The US Boxing team was once a conveyor belt of future world champions, and while 2020 silver medal winners Duke Regan, Keyshawn Davis and Richard Torrez Jr all fought gallantly and could one day become world titlists themselves, they seem a far cry from a team that was once one of amateur boxing’s most dominant forces (Regan and Davis are already professionals, a first for the US Boxing team, but even that didn’t seem to be enough to clinch gold). 

Duke Regan
Duke Regan

Billy Walsh, head coach of Team USA Boxing and former coach of Ireland’s boxing programme, where he oversaw seven medal wins at the Beijing Games and London Games in 2008 and 2012 respectively, says the biggest problem with sustaining success is keeping the team together. “I was speaking with my good friends and colleagues from Britain, and they had a fantastic (boxing) tournament. They won six medals,” he explained

“They said, ‘Billy, the secret is we had this Olympic team together for two Olympic Games.’ And we always said in Ireland, we need to keep everybody for two Games to get the best from them.” 

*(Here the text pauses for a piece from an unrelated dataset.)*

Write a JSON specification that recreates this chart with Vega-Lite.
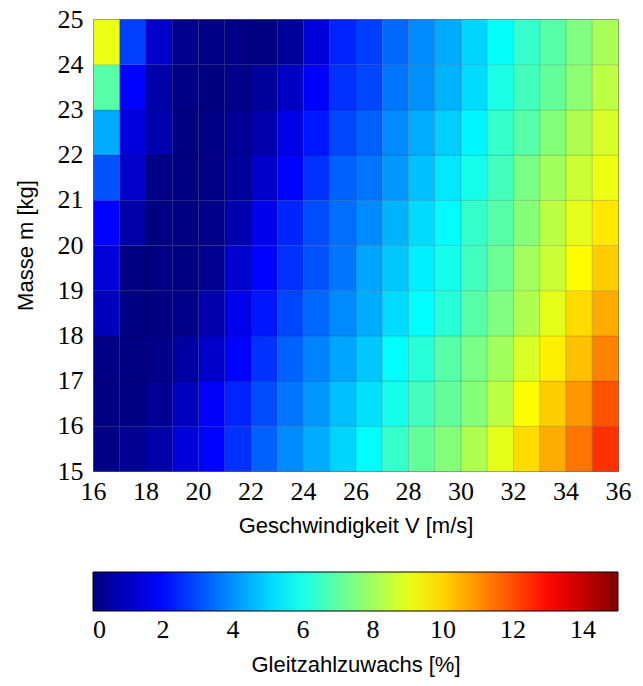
{
  "$schema": "https://vega.github.io/schema/vega-lite/v6.json",
  "width": 525,
  "height": 452,
  "autosize": {"type": "none"},
  "padding": {"left": 93, "top": 19, "right": 25, "bottom": 215},
  "background": "white",
  "config": {
    "view": {"stroke": "#888", "strokeWidth": 1},
    "axis": {"grid": false, "ticks": false, "domain": false, "labelColor": "black", "titleColor": "black"}
  },
  "datasets": {
    "cells": [
      {"m":15,"V":16,"g":0.1},{"m":15,"V":17,"g":0.3},{"m":15,"V":18,"g":0.6},{"m":15,"V":19,"g":1.3},{"m":15,"V":20,"g":1.9},{"m":15,"V":21,"g":2.6},{"m":15,"V":22,"g":3.3},{"m":15,"V":23,"g":3.9},{"m":15,"V":24,"g":4.4},{"m":15,"V":25,"g":5.0},{"m":15,"V":26,"g":5.6},{"m":15,"V":27,"g":6.4},{"m":15,"V":28,"g":7.1},{"m":15,"V":29,"g":7.6},{"m":15,"V":30,"g":8.2},{"m":15,"V":31,"g":9.0},{"m":15,"V":32,"g":9.9},{"m":15,"V":33,"g":10.6},{"m":15,"V":34,"g":11.4},{"m":15,"V":35,"g":12.4},
      {"m":16,"V":16,"g":0.05},{"m":16,"V":17,"g":0.05},{"m":16,"V":18,"g":0.3},{"m":16,"V":19,"g":0.9},{"m":16,"V":20,"g":1.85},{"m":16,"V":21,"g":2.4},{"m":16,"V":22,"g":3.0},{"m":16,"V":23,"g":3.6},{"m":16,"V":24,"g":4.1},{"m":16,"V":25,"g":4.7},{"m":16,"V":26,"g":5.2},{"m":16,"V":27,"g":5.9},{"m":16,"V":28,"g":6.6},{"m":16,"V":29,"g":7.1},{"m":16,"V":30,"g":7.6},{"m":16,"V":31,"g":8.4},{"m":16,"V":32,"g":9.4},{"m":16,"V":33,"g":10.1},{"m":16,"V":34,"g":10.9},{"m":16,"V":35,"g":11.9},
      {"m":17,"V":16,"g":0.1},{"m":17,"V":17,"g":0.05},{"m":17,"V":18,"g":0.15},{"m":17,"V":19,"g":0.5},{"m":17,"V":20,"g":1.1},{"m":17,"V":21,"g":1.9},{"m":17,"V":22,"g":2.6},{"m":17,"V":23,"g":3.3},{"m":17,"V":24,"g":3.8},{"m":17,"V":25,"g":4.3},{"m":17,"V":26,"g":4.8},{"m":17,"V":27,"g":5.6},{"m":17,"V":28,"g":6.2},{"m":17,"V":29,"g":6.9},{"m":17,"V":30,"g":7.4},{"m":17,"V":31,"g":8.0},{"m":17,"V":32,"g":8.8},{"m":17,"V":33,"g":9.6},{"m":17,"V":34,"g":10.3},{"m":17,"V":35,"g":11.2},
      {"m":18,"V":16,"g":0.9},{"m":18,"V":17,"g":0.05},{"m":18,"V":18,"g":0.05},{"m":18,"V":19,"g":0.15},{"m":18,"V":20,"g":0.7},{"m":18,"V":21,"g":1.6},{"m":18,"V":22,"g":2.2},{"m":18,"V":23,"g":2.9},{"m":18,"V":24,"g":3.4},{"m":18,"V":25,"g":3.9},{"m":18,"V":26,"g":4.4},{"m":18,"V":27,"g":5.1},{"m":18,"V":28,"g":5.6},{"m":18,"V":29,"g":6.2},{"m":18,"V":30,"g":6.9},{"m":18,"V":31,"g":7.5},{"m":18,"V":32,"g":8.2},{"m":18,"V":33,"g":9.0},{"m":18,"V":34,"g":9.9},{"m":18,"V":35,"g":10.6},
      {"m":19,"V":16,"g":1.3},{"m":19,"V":17,"g":0.05},{"m":19,"V":18,"g":0.05},{"m":19,"V":19,"g":0.05},{"m":19,"V":20,"g":0.3},{"m":19,"V":21,"g":1.2},{"m":19,"V":22,"g":1.9},{"m":19,"V":23,"g":2.6},{"m":19,"V":24,"g":3.1},{"m":19,"V":25,"g":3.6},{"m":19,"V":26,"g":4.3},{"m":19,"V":27,"g":4.8},{"m":19,"V":28,"g":5.4},{"m":19,"V":29,"g":5.9},{"m":19,"V":30,"g":6.6},{"m":19,"V":31,"g":7.2},{"m":19,"V":32,"g":8.0},{"m":19,"V":33,"g":8.6},{"m":19,"V":34,"g":9.4},{"m":19,"V":35,"g":10.1},
      {"m":20,"V":16,"g":1.9},{"m":20,"V":17,"g":0.6},{"m":20,"V":18,"g":0.05},{"m":20,"V":19,"g":0.05},{"m":20,"V":20,"g":0.15},{"m":20,"V":21,"g":0.7},{"m":20,"V":22,"g":1.6},{"m":20,"V":23,"g":2.4},{"m":20,"V":24,"g":3.0},{"m":20,"V":25,"g":3.5},{"m":20,"V":26,"g":3.9},{"m":20,"V":27,"g":4.5},{"m":20,"V":28,"g":5.1},{"m":20,"V":29,"g":5.6},{"m":20,"V":30,"g":6.4},{"m":20,"V":31,"g":6.9},{"m":20,"V":32,"g":7.6},{"m":20,"V":33,"g":8.4},{"m":20,"V":34,"g":9.0},{"m":20,"V":35,"g":9.7},
      {"m":21,"V":16,"g":3.1},{"m":21,"V":17,"g":1.1},{"m":21,"V":18,"g":0.1},{"m":21,"V":19,"g":0.05},{"m":21,"V":20,"g":0.1},{"m":21,"V":21,"g":0.4},{"m":21,"V":22,"g":1.1},{"m":21,"V":23,"g":1.9},{"m":21,"V":24,"g":2.6},{"m":21,"V":25,"g":3.3},{"m":21,"V":26,"g":3.6},{"m":21,"V":27,"g":4.1},{"m":21,"V":28,"g":4.7},{"m":21,"V":29,"g":5.3},{"m":21,"V":30,"g":5.9},{"m":21,"V":31,"g":6.6},{"m":21,"V":32,"g":7.4},{"m":21,"V":33,"g":8.0},{"m":21,"V":34,"g":8.6},{"m":21,"V":35,"g":9.1},
      {"m":22,"V":16,"g":4.4},{"m":22,"V":17,"g":1.4},{"m":22,"V":18,"g":0.7},{"m":22,"V":19,"g":0.05},{"m":22,"V":20,"g":0.1},{"m":22,"V":21,"g":0.3},{"m":22,"V":22,"g":0.7},{"m":22,"V":23,"g":1.5},{"m":22,"V":24,"g":2.2},{"m":22,"V":25,"g":2.9},{"m":22,"V":26,"g":3.3},{"m":22,"V":27,"g":3.9},{"m":22,"V":28,"g":4.4},{"m":22,"V":29,"g":4.9},{"m":22,"V":30,"g":5.5},{"m":22,"V":31,"g":6.4},{"m":22,"V":32,"g":6.9},{"m":22,"V":33,"g":7.6},{"m":22,"V":34,"g":8.2},{"m":22,"V":35,"g":8.8},
      {"m":23,"V":16,"g":6.9},{"m":23,"V":17,"g":1.9},{"m":23,"V":18,"g":0.6},{"m":23,"V":19,"g":0.1},{"m":23,"V":20,"g":0.05},{"m":23,"V":21,"g":0.15},{"m":23,"V":22,"g":0.4},{"m":23,"V":23,"g":1.0},{"m":23,"V":24,"g":1.85},{"m":23,"V":25,"g":2.6},{"m":23,"V":26,"g":2.9},{"m":23,"V":27,"g":3.6},{"m":23,"V":28,"g":4.0},{"m":23,"V":29,"g":4.5},{"m":23,"V":30,"g":5.1},{"m":23,"V":31,"g":6.0},{"m":23,"V":32,"g":6.6},{"m":23,"V":33,"g":7.1},{"m":23,"V":34,"g":7.7},{"m":23,"V":35,"g":8.4},
      {"m":24,"V":16,"g":9.1},{"m":24,"V":17,"g":2.8},{"m":24,"V":18,"g":1.1},{"m":24,"V":19,"g":0.2},{"m":24,"V":20,"g":0.1},{"m":24,"V":21,"g":0.1},{"m":24,"V":22,"g":0.05},{"m":24,"V":23,"g":0.4},{"m":24,"V":24,"g":1.3},{"m":24,"V":25,"g":2.4},{"m":24,"V":26,"g":2.8},{"m":24,"V":27,"g":3.4},{"m":24,"V":28,"g":3.9},{"m":24,"V":29,"g":4.4},{"m":24,"V":30,"g":5.0},{"m":24,"V":31,"g":5.7},{"m":24,"V":32,"g":6.4},{"m":24,"V":33,"g":6.9},{"m":24,"V":34,"g":7.5},{"m":24,"V":35,"g":8.1}
    ]
  },
  "data": {"name": "cells"},
  "mark": {"type": "rect", "stroke": "#000000", "strokeOpacity": 0.12, "strokeWidth": 1},
  "encoding": {
    "x": {
      "field": "V", "type": "quantitative", "bin": {"binned": true, "step": 1},
      "scale": {"domain": [16, 36], "nice": false, "zero": false},
      "axis": {
        "values": [16, 18, 20, 22, 24, 26, 28, 30, 32, 34, 36],
        "labelFont": "Liberation Serif", "labelFontSize": 26, "labelPadding": 7,
        "labelFlush": false, "labelOverlap": false,
        "title": "Geschwindigkeit V [m/s]", "titleFont": "Liberation Sans", "titleFontSize": 22,
        "titleFontWeight": "normal", "titlePadding": 11
      }
    },
    "y": {
      "field": "m", "type": "quantitative", "bin": {"binned": true, "step": 1},
      "scale": {"domain": [15, 25], "nice": false, "zero": false},
      "axis": {
        "values": [15, 16, 17, 18, 19, 20, 21, 22, 23, 24, 25],
        "labelFont": "Liberation Serif", "labelFontSize": 26, "labelPadding": 10,
        "labelFlush": false, "labelOverlap": false,
        "title": "Masse m [kg]", "titleFont": "Liberation Sans", "titleFontSize": 22,
        "titleFontWeight": "normal", "titlePadding": 20
      }
    },
    "color": {
      "field": "g", "type": "quantitative",
      "scale": {
        "type": "linear",
        "interpolate": "rgb",
        "domain": [0, 1.875, 5.625, 9.375, 13.125, 15],
        "range": ["#000080", "#0000ff", "#00ffff", "#ffff00", "#ff0000", "#800000"]
      },
      "legend": {
        "orient": "none", "legendX": 0, "legendY": 553, "direction": "horizontal",
        "padding": 0, "offset": 0,
        "gradientLength": 525, "gradientThickness": 39,
        "gradientStrokeColor": "black", "gradientStrokeWidth": 1,
        "values": [0, 2, 4, 6, 8, 10, 12, 14],
        "labelFont": "Liberation Serif", "labelFontSize": 26, "labelOffset": 6, "labelColor": "black",
        "labelOverlap": false,
        "title": "Gleitzahlzuwachs [%]", "titleOrient": "bottom", "titleAnchor": "middle", "titleAlign": "center",
        "titleFont": "Liberation Sans", "titleFontSize": 22, "titleFontWeight": "normal", "titleColor": "black",
        "titlePadding": 12, "titleLimit": 600
      }
    }
  }
}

There’s also an argument that the allure of Olympic boxing is losing its appeal Stateside, even with Claressa Shields claiming consecutive golds at London 2012 and Rio 2016, it’s hardly a primetime event these days and, as a result, the talent pool to choose from looks a shadow of its former self. 

With just one bronze across the ‘08 and ‘12 Games, under the guidance of Walsh, who took the role 10 months before Rio 2016, the US men are certainly moving in the right direction but they absolutely must clinch a men’s gold in France. The future of boxing in America could depend on it.